Claire (Julie Bowen) reluctantly agrees to attend Phil's (Ty Burrell) cheerleader friends reunion during a weekend. On their flight home, she takes the only first class seat while Phil lands in economy class. Things take an unexpected turn as Claire realizes that Dana (Natasha Leggero), the woman she is sitting with, is actually a loud and obnoxious bigot, while Phil enjoys his time with a magician named Edward Legrand (Penn Jillette) and a masseuse named Jillian (Lauren Robertson). Claire asks Phil to switch seats but Phil avoids it by lying that he is having a terrible time himself with the people who sit next to him. Claire discovers the truth and the two of them end up fighting with Claire confessing how terrible was the weekend for her and the sacrifice she made for Phil. After Claire's confession, Phil accepts to switch his seat and let Claire have some peace and quiet.

In the meantime, Jay (Ed O'Neill) and Gloria (Sofia Vergara) finally let Manny (Rico Rodriguez) join cooking classes. However, a fellow student named Gideon (Garrett Boyd) always plays pranks on him, which gets on his nerves. Gloria forces Jay to teach Manny some self-defense notions in order to stand up for himself. As Manny manages to attack Gideon, it turns out that Gideon's bad attitude is actually due to his parents' divorce and that he was trying to apologize and be nice to Manny the moment Manny attacked him. Manny feels bad about it but he is expelled from the cooking lessons even though he apologizes. Manny and Jay realize that Gloria is the actual tyrant in their lives as she obliged them to practice violence without understanding someone's real motivations and they decide to face her when they get back home.

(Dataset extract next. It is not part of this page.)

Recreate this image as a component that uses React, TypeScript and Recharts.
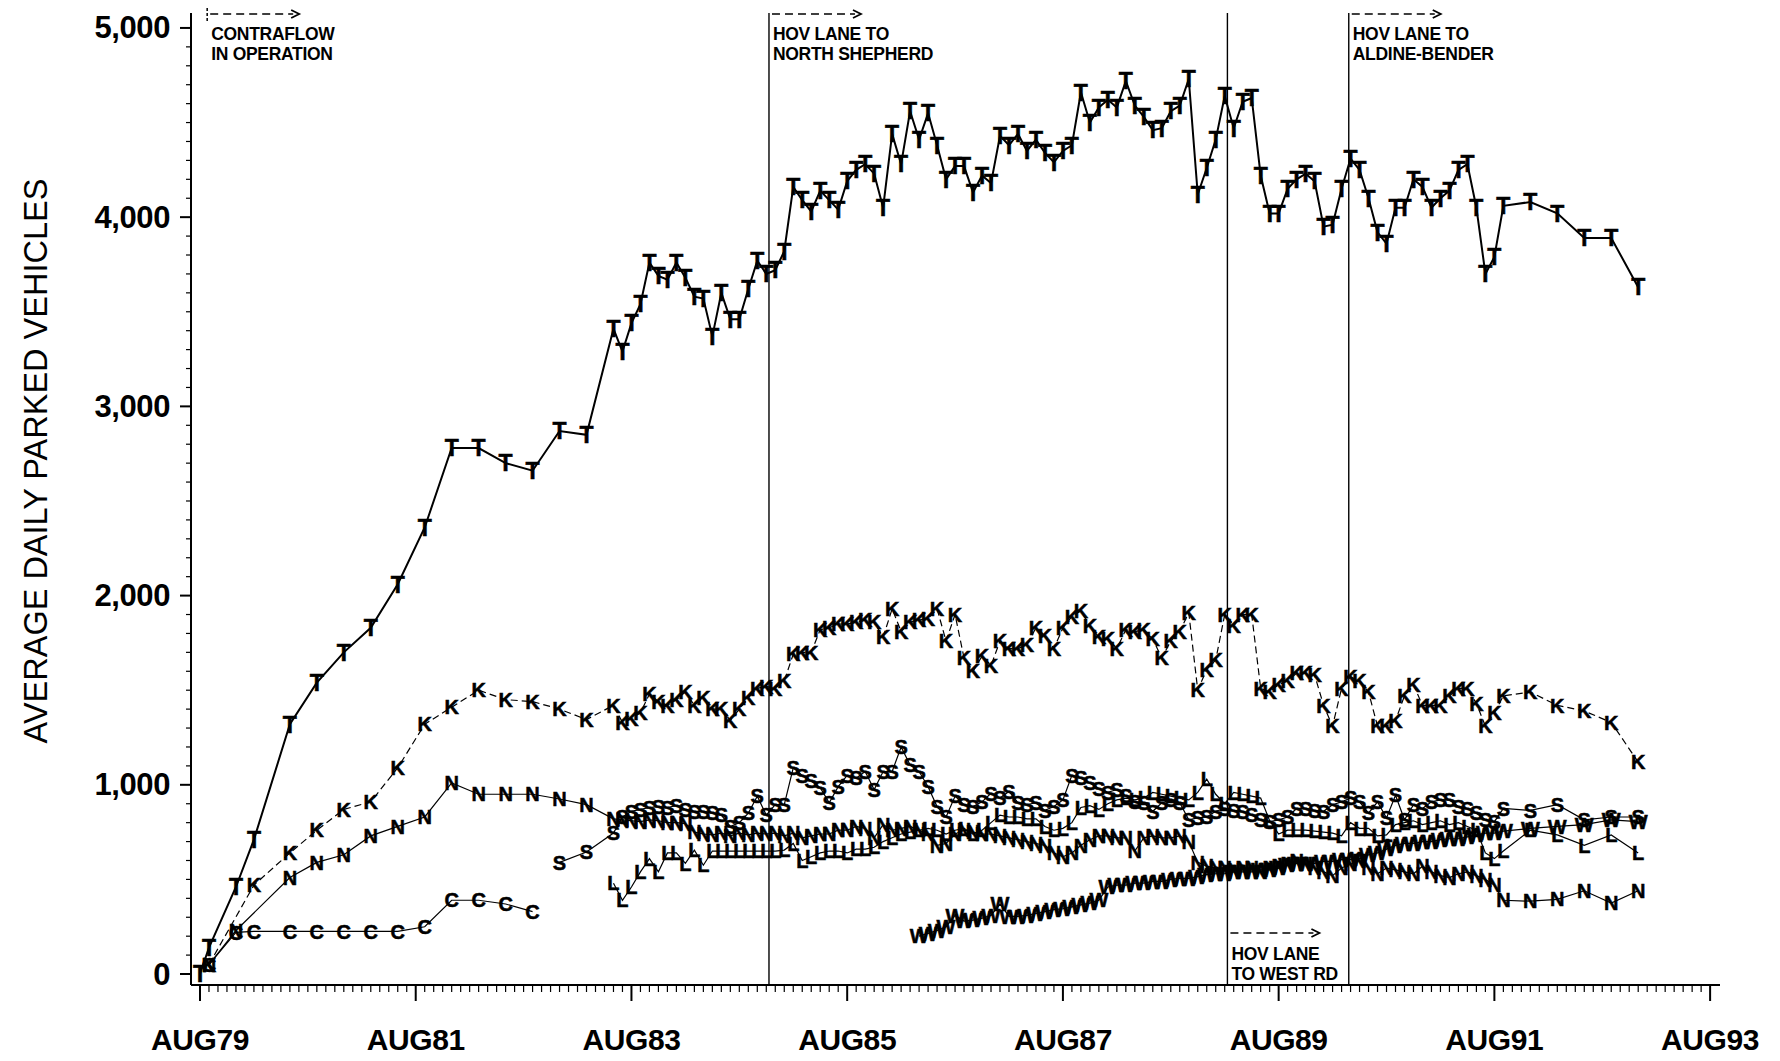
import { LineChart, Line, XAxis, YAxis, ReferenceLine } from 'recharts'

const span = (a: number, b: number) => Array.from({ length: b - a + 1 }, (_, i) => a + i)

// months counted from AUG79 (= 0)
const EARLY = [1, 4, 6, 10, 13, 16, 19, 22, 25, 28, 31, 34, 37, 40, 43]
const LATE = [148, 151, 154, 157, 160]

const T_MONTHS = [0, ...EARLY, ...span(46, 145), ...LATE]
const T_VALUES = [
  0, 140, 460, 710, 1320, 1540, 1700, 1830, 2060, 2360, 2780, 2780, 2700, 2660, 2870, 2850,
  3410, 3290, 3440, 3540, 3760, 3690, 3670, 3760, 3680, 3580,
  3570, 3370, 3600, 3460, 3460, 3620, 3770, 3700, 3720, 3820,
  4160, 4090, 4030, 4140, 4090, 4040, 4190, 4250, 4280, 4230,
  4050, 4440, 4280, 4560, 4410, 4550, 4380, 4200, 4270, 4270,
  4130, 4220, 4180, 4430, 4380, 4440, 4350, 4410, 4340, 4290,
  4350, 4380, 4660, 4500, 4580, 4620, 4580, 4720, 4590, 4530,
  4460, 4470, 4560, 4590, 4730, 4120, 4260, 4410, 4640, 4470,
  4610, 4630, 4220, 4020, 4020, 4150, 4200, 4230, 4190, 3950,
  3960, 4150, 4310, 4250, 4100, 3920, 3860, 4050, 4050, 4200,
  4160, 4050, 4100, 4140, 4250, 4280, 4050, 3700, 3790, 4060,
  4080, 4020, 3890, 3890, 3630,
]

const K_MONTHS = [1, 6, 10, 13, 16, 19, 22, 25, 28, 31, 34, 37, 40, 43, ...span(46, 145), ...LATE]
const K_VALUES = [
  50, 470, 640, 760, 870, 910, 1090, 1320, 1410, 1500, 1450, 1440, 1400, 1345,
  1420, 1330, 1350, 1380, 1480, 1440, 1420, 1450, 1490, 1420,
  1460, 1400, 1400, 1340, 1400, 1460, 1510, 1520, 1510, 1550,
  1690, 1700, 1700, 1820, 1830, 1850, 1850, 1860, 1870, 1860,
  1780, 1930, 1810, 1860, 1870, 1880, 1930, 1760, 1900, 1670,
  1600, 1680, 1630, 1760, 1720, 1720, 1740, 1830, 1790, 1720,
  1830, 1890, 1920, 1840, 1780, 1770, 1720, 1820, 1810, 1820,
  1770, 1670, 1760, 1810, 1910, 1500, 1610, 1660, 1900, 1840,
  1900, 1900, 1510, 1490, 1530, 1550, 1590, 1590, 1580, 1420,
  1310, 1510, 1570, 1550, 1490, 1310, 1310, 1340, 1470, 1530,
  1420, 1420, 1420, 1470, 1510, 1510, 1430, 1310, 1380, 1470,
  1490, 1420, 1390, 1330, 1120,
]

const N_MONTHS = [1, 4, 10, 13, 16, 19, 22, 25, 28, 31, 34, 37, 40, 43, ...span(46, 145), ...LATE]
const N_VALUES = [
  50, 230, 510, 590, 630, 730, 780, 830, 1010, 950, 950, 950, 925, 895,
  820, 815, 810, 805, 815, 810, 800, 800, 795, 750,
  740, 735, 745, 730, 745, 735, 745, 740, 745, 730,
  745, 720, 730, 740, 740, 760, 760, 780, 770, 720,
  790, 760, 770, 780, 760, 740, 680, 690, 740, 760,
  750, 740, 740, 730, 720, 710, 700, 690, 680, 640,
  620, 640, 680, 710, 730, 730, 720, 720, 650, 720,
  730, 720, 720, 730, 700, 590, 570, 560, 560, 550,
  560, 560, 540, 560, 570, 580, 600, 580, 560, 540,
  520, 560, 580, 600, 560, 530, 560, 550, 540, 530,
  570, 540, 520, 510, 530, 540, 520, 500, 470, 390,
  385, 395, 440, 375, 440,
]

const C_MONTHS = [1, 4, 6, 10, 13, 16, 19, 22, 25, 28, 31, 34, 37]
const C_VALUES = [50, 220, 225, 225, 225, 225, 225, 225, 250, 390, 390, 370, 330]

const S_MONTHS = [40, 43, ...span(46, 145), ...LATE]
const S_VALUES = [
  590, 645,
  745, 830, 860, 870, 880, 885, 880, 890, 870, 860,
  860, 850, 840, 780, 800, 850, 940, 840, 895, 895,
  1090, 1050, 1020, 985, 905, 990, 1050, 1035, 1070, 975,
  1070, 1070, 1200, 1105, 1070, 990, 885, 830, 940, 895,
  885, 910, 955, 930, 965, 905, 895, 905, 865, 885,
  920, 1050, 1035, 1010, 980, 960, 975, 940, 910, 905,
  860, 905, 920, 905, 815, 825, 830, 860, 875, 865,
  860, 840, 815, 805, 815, 830, 875, 875, 865, 860,
  895, 910, 930, 910, 850, 910, 825, 945, 815, 895,
  875, 910, 920, 920, 885, 875, 850, 815, 805, 875,
  865, 895, 815, 830, 830,
]

const L_MONTHS = [...span(46, 145), ...LATE]
const L_VALUES = [
  480, 390, 460, 540, 610, 540, 640, 640, 585, 655,
  575, 650, 650, 650, 650, 650, 650, 650, 650, 655,
  690, 600, 620, 640, 650, 650, 640, 660, 660, 670,
  700, 720, 740, 750, 760, 770, 760, 740, 760, 770,
  740, 760, 800, 840, 830, 830, 820, 820, 780, 760,
  770, 800, 880, 890, 870, 900, 920, 930, 920, 930,
  960, 950, 940, 930, 920, 960, 1030, 950, 900, 960,
  950, 940, 930, 810, 740, 760, 760, 760, 755, 750,
  745, 730, 800, 770, 770, 730, 735, 790, 800, 810,
  790, 800, 810, 790, 800, 780, 760, 640, 610, 650,
  760, 735, 680, 735, 640,
]

const W_MONTHS = [...span(80, 145), ...LATE]
const W_VALUES = [
  200, 215, 230, 250, 310, 280, 285, 295, 310, 370,
  305, 305, 310, 320, 330, 340, 345, 355, 365, 375,
  390, 460, 470, 470, 480, 480, 490, 490, 500, 505,
  505, 515, 525, 530, 530, 540, 540, 540, 550, 550,
  560, 575, 585, 585, 585, 595, 595, 605, 605, 610,
  630, 640, 660, 680, 690, 690, 700, 700, 710, 715,
  715, 725, 735, 745, 745, 755,
  770, 780, 790, 815, 805,
]

const X_LABELS = ['AUG79', 'AUG81', 'AUG83', 'AUG85', 'AUG87', 'AUG89', 'AUG91', 'AUG93']
const X_TICKS = span(0, 168)
const Y_TICKS = span(0, 50).map((i) => i * 100)

// month positions of the event lines
const CONTRAFLOW = 0.8
const NORTH_SHEPHERD = 63.3
const WEST_RD = 114.3
const ALDINE_BENDER = 127.8

const FONT = '"Liberation Sans", Arial, Helvetica, sans-serif'

const toPoints = (ms: number[], vs: number[]) => ms.map((m, i) => ({ m, v: vs[i] }))

const glyph = (ch: string, size: number) => (p: any) => {
  const key = `${ch}-${p.index}`
  if (p.cx == null || p.cy == null) return <g key={key} />
  return (
    <text
      key={key}
      x={p.cx}
      y={p.cy + size * 0.36}
      textAnchor="middle"
      fontSize={size}
      fontWeight="bold"
      fontFamily={FONT}
      fill="#000"
      stroke="#000"
      strokeWidth={0.5}
    >
      {ch}
    </text>
  )
}

function XTick({ x, y, payload }: any) {
  const i = payload.value
  const major = i % 24 === 0
  return (
    <g>
      <line x1={x} x2={x} y1={y} y2={y + (major ? 16 : 7)} stroke="#000" strokeWidth={major ? 2 : 1.2} />
      {major && (
        <text x={x} y={y + 65} textAnchor="middle" fontSize={30} fontWeight="bold" fontFamily={FONT} letterSpacing={-0.4} fill="#000">
          {X_LABELS[i / 24]}
        </text>
      )}
    </g>
  )
}

function YTick({ x, y, payload }: any) {
  const v = payload.value
  const major = v % 1000 === 0
  return (
    <g>
      <line x1={x} x2={x - (major ? 11 : 5)} y1={y} y2={y} stroke="#000" strokeWidth={major ? 2 : 1.2} />
      {major && (
        <text x={x - 21} y={y + 10.5} textAnchor="end" fontSize={31} fontWeight="bold" fontFamily={FONT} letterSpacing={-0.4} fill="#000">
          {v.toLocaleString('en-US')}
        </text>
      )}
    </g>
  )
}

function YTitle() {
  return (
    <text x={36} y={461} transform="rotate(-90 36 461)" textAnchor="middle" dominantBaseline="central" fontSize={32.5} fontFamily={FONT} fill="#000">
      AVERAGE DAILY PARKED VEHICLES
    </text>
  )
}

function Note({ viewBox, lines, place, mark }: any) {
  const x = viewBox.x
  const top = viewBox.y
  const bottom = viewBox.y + viewBox.height
  const ay = place === 'top' ? top + 1 : bottom - 52
  const base = place === 'top' ? top + 27 : bottom - 25
  return (
    <g>
      {mark && <line x1={x} x2={x} y1={top - 5} y2={top + 9} stroke="#000" strokeWidth={1.5} strokeDasharray="3 2" />}
      <line x1={x + 3} x2={x + 86} y1={ay} y2={ay} stroke="#000" strokeWidth={1.6} strokeDasharray="8 5" />
      <polyline points={`${x + 84},${ay - 4} ${x + 92},${ay} ${x + 84},${ay + 4}`} fill="none" stroke="#000" strokeWidth={1.8} />
      {lines.map((t: string, i: number) => (
        <text key={t} x={x + 4} y={base + i * 20} fontSize={17.5} fontWeight="bold" fontFamily={FONT} letterSpacing={-0.3} fill="#000">
          {t}
        </text>
      ))}
    </g>
  )
}

export default function App() {
  const series = [
    { ch: 'W', pts: toPoints(W_MONTHS, W_VALUES), w: 1.2, dash: undefined, size: 20 },
    { ch: 'L', pts: toPoints(L_MONTHS, L_VALUES), w: 1.2, dash: undefined, size: 20 },
    { ch: 'N', pts: toPoints(N_MONTHS, N_VALUES), w: 1.2, dash: undefined, size: 20 },
    { ch: 'S', pts: toPoints(S_MONTHS, S_VALUES), w: 1.2, dash: undefined, size: 20 },
    { ch: 'C', pts: toPoints(C_MONTHS, C_VALUES), w: 1.2, dash: undefined, size: 20 },
    { ch: 'K', pts: toPoints(K_MONTHS, K_VALUES), w: 1.2, dash: '7 4', size: 20 },
    { ch: 'T', pts: toPoints(T_MONTHS, T_VALUES), w: 2, dash: undefined, size: 23 },
  ]
  return (
    <div style={{ position: 'absolute', left: 0, top: 0, width: 1780, height: 1061, background: '#fff' }}>
      <LineChart width={1780} height={1061} margin={{ top: 13, right: 60, bottom: 16, left: 71 }}>
        <XAxis
          type="number"
          dataKey="m"
          domain={[-1, 169.1]}
          allowDataOverflow
          ticks={X_TICKS}
          interval={0}
          tick={<XTick />}
          tickLine={false}
          tickSize={0}
          tickMargin={0}
          height={60}
          axisLine={{ stroke: '#000', strokeWidth: 2 }}
        />
        <YAxis
          type="number"
          domain={[-58, 5079]}
          allowDataOverflow
          ticks={Y_TICKS}
          interval={0}
          tick={<YTick />}
          tickLine={false}
          tickSize={0}
          tickMargin={0}
          width={120}
          axisLine={{ stroke: '#000', strokeWidth: 2 }}
          label={<YTitle />}
        />
        <ReferenceLine x={CONTRAFLOW} stroke="none" label={<Note place="top" mark lines={['CONTRAFLOW', 'IN OPERATION']} />} />
        <ReferenceLine x={NORTH_SHEPHERD} stroke="#000" strokeWidth={1.4} label={<Note place="top" lines={['HOV LANE TO', 'NORTH SHEPHERD']} />} />
        <ReferenceLine x={WEST_RD} stroke="#000" strokeWidth={1.4} label={<Note place="bottom" lines={['HOV LANE', 'TO WEST RD']} />} />
        <ReferenceLine x={ALDINE_BENDER} stroke="#000" strokeWidth={1.4} label={<Note place="top" lines={['HOV LANE TO', 'ALDINE-BENDER']} />} />
        {series.map((s) => (
          <Line
            key={s.ch}
            data={s.pts}
            dataKey="v"
            type="linear"
            stroke="#000"
            strokeWidth={s.w}
            strokeDasharray={s.dash}
            dot={glyph(s.ch, s.size)}
            activeDot={false}
            isAnimationActive={false}
          />
        ))}
      </LineChart>
    </div>
  )
}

Luke (Nolan Gould) decides to ask Alex (Ariel Winter) and Haley's (Sarah Hyland) advice since he is attracted to a girl. When they ask him about the girl he is in a relationship with, he says that he never broke up with her because he is unable to find a way to tell her without hurting her and that she will finally realize it on her own. Alex and Haley disagree with his decision, and using his phone, they text the girl in a polite way of breaking up only to get a rude answer back. The girls take it personally and they start texting with the girl while Luke enjoys the fact that they are the ones who look mean and not him, since they are the ones who are sending the texts.

==Reception==

===Ratings===
In its original American broadcast, "Fight or Flight" was watched by 8.80; down by 0.93 from the previous episode.

===Reviews===
"Fight or Flight" received mixed reviews, with Elizabeth Banks receiving acclaim.

Gwen Ihnat from The A.V. Club awarded the episode with a B− rating. "The show’s last really good episode, "The Day We Almost Died," integrated all three families, and this combustible energy has been missing lately with these Cam-Mitch/Gloria-Jay/Phil-Claire set ups." Ihnat closes her review saying that most of the episode's four plotlines reach emotionally satisfying conclusions and these solid separations still chop up the episodic flow overall.

Lisa Fernandes of Next Projection rated the episode with 7.5/10 stating that the show decided for the last episodes to give each couple a plot and not having the whole family together. "This new decision has resulted in typically four spotlight stories in an episode, and thus has resulted in tales that come off as unevenly thought-out, with one segment usually standing head and shoulders above the others in terms of quality."

=== Award nominations ===
Elizabeth Banks was nominated for the Primetime Emmy Award for Outstanding Guest Actress in a Comedy Series for her performance in the episode.